Sujet : Re: Snow Was: Smoking. Was: Clarke Award Finalists 2001
De : kludge (at) *nospam* panix.com (Scott Dorsey)
Groupes : rec.arts.sf.writtenDate : 28. Jun 2025, 21:49:44
Autres entêtes
Organisation : Former users of Netcom shell (1989-2000)
Message-ID : <103pkh8$jlq$1@panix2.panix.com>
References : 1 2 3 4
After WW2, this pretty much died (royal sons [and maybe daughters now]

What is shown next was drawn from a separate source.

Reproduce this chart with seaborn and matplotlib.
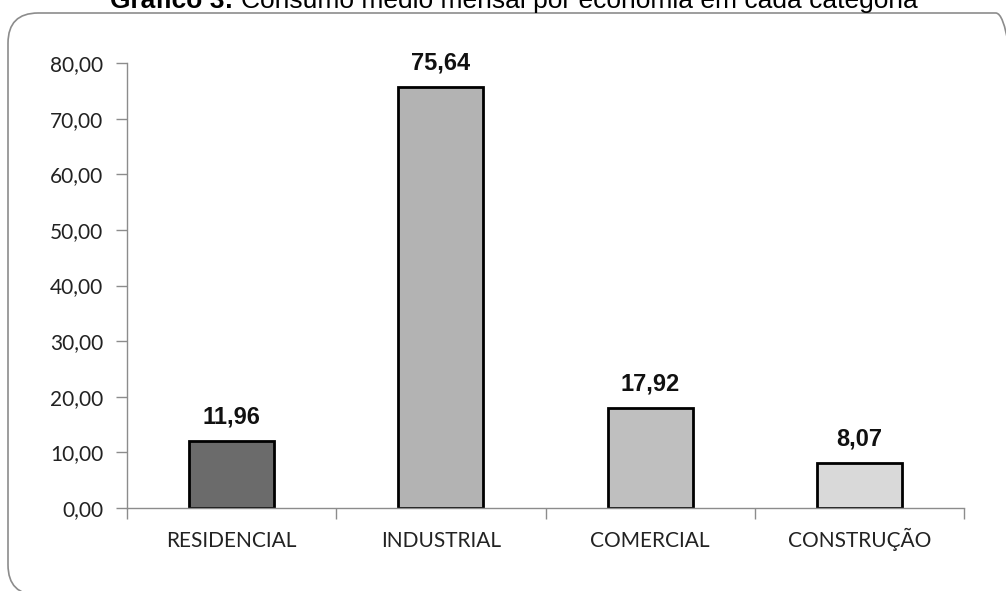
import matplotlib
matplotlib.use("Agg")
import matplotlib.pyplot as plt
from matplotlib.patches import FancyBboxPatch
from matplotlib.ticker import FixedLocator
import seaborn as sns
import pandas as pd

categories = ["RESIDENCIAL", "INDUSTRIAL", "COMERCIAL", "CONSTRUÇÃO"]
values = [11.96, 75.64, 17.92, 8.07]
labels = ["11,96", "75,64", "17,92", "8,07"]
colors = ["#6b6b6b", "#b3b3b3", "#bfbfbf", "#d9d9d9"]
yticks = [0, 10, 20, 30, 40, 50, 60, 70, 80]
ytick_labels = ["0,00", "10,00", "20,00", "30,00", "40,00", "50,00", "60,00", "70,00", "80,00"]
title_bold = "Gráfico 3: "
title_rest = "Consumo médio mensal por economia em cada categoria"

sns.set_style("white")
plt.rcParams["font.family"] = ["Lato", "DejaVu Sans"]

df = pd.DataFrame({"cat": categories, "val": values})

fig = plt.figure(figsize=(10.06, 5.91), dpi=100)
ax = fig.add_axes([0.1262, 0.1404, 0.8321, 0.7530])

sns.barplot(data=df, x="cat", y="val", hue="cat", palette=colors, dodge=False,
            width=0.405, edgecolor="black", linewidth=2, legend=False, ax=ax)

ax.set_xlim(-0.5, 3.5)
ax.set_ylim(0, 80)
ax.set_yticks(yticks)
ax.set_yticklabels(ytick_labels, fontsize=15, color="#222222")
ax.set_xticks(range(len(categories)))
ax.set_xticklabels(categories, fontsize=15, color="#222222")
for lab in ax.get_xticklabels():
    lab.set_va("baseline")
ax.xaxis.set_minor_locator(FixedLocator([-0.5, 0.5, 1.5, 2.5, 3.5]))
ax.tick_params(axis="x", which="major", length=0, pad=28)
ax.tick_params(axis="x", which="minor", length=8, color="#8c8c8c", width=1, direction="out", bottom=True)
ax.tick_params(axis="y", length=8, color="#8c8c8c", width=1, direction="out", left=True, pad=9)
ax.set_xlabel("")
ax.set_ylabel("")
for side in ["top", "right"]:
    ax.spines[side].set_visible(False)
for side in ["left", "bottom"]:
    ax.spines[side].set_color("#8c8c8c")
    ax.spines[side].set_linewidth(1)

for i, (v, lab) in enumerate(zip(values, labels)):
    ax.annotate(lab, (i, v), xytext=(0, 9), textcoords="offset points",
                ha="center", va="bottom", fontsize=17, fontweight="bold",
                family="Liberation Sans", color="#111111")

# rounded frame (right and bottom edges run off the image)
frame = FancyBboxPatch((8 / 1006, -4 / 591), 1018 / 1006, 582 / 591,
                       boxstyle="round,pad=0,rounding_size=0.03",
                       transform=fig.transFigure, facecolor="none",
                       edgecolor="#8c8c8c", linewidth=1.2, mutation_aspect=1006 / 591)
fig.patches.append(frame)

# title (partly cut at top)
ty = 1 - 8 / 591
t1 = fig.text(0, ty, title_bold, ha="left", va="baseline", fontsize=19,
              family="Liberation Sans", fontweight="bold", color="black")
t2 = fig.text(0, ty, title_rest, ha="left", va="baseline", fontsize=19,
              family="Liberation Sans", color="black")
fig.canvas.draw()
r = fig.canvas.get_renderer()
w1 = t1.get_window_extent(r).width
w2 = t2.get_window_extent(r).width
x0 = 514 - (w1 + w2) / 2
t1.set_x(x0 / 1006)
t2.set_x((x0 + w1) / 1006)

fig.savefig("out.png", dpi=100)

may still spend some time in a military service, but that is generally
temporary). Militaries became both professionalized and very technical
-- just having a title and and income and a winning smile/pleasant
personality was no longer enough. Actual knowledge of how to use the
various types of units (often determined by their equipment) became
necessary.
It took them long enough to learn. You would have thought the Charge
of the Light Brigade was enough to start selecting generals for their
knowledge of warfare rather than their school ties, but that didn't happen
until well after WWI.
Education was not evenly distributed then or now.
>
In those days aristocrats could get university degrees merely by showing=
up No exams for them! Why, they might finish worse than a commoner!
This is still the case in both the US and UK, although these days it may
well take money as well as the right bloodline. Ask any university about
their legacy admission policies, though, which are often very eye-opening.
Mind you, you may wind up in an Ivy League college, but headed for a degree
that specially marks you as a legacy rather than a student who had to
do the material.
--scott
-- "C'est un Nagra. C'est suisse, et tres, tres precis."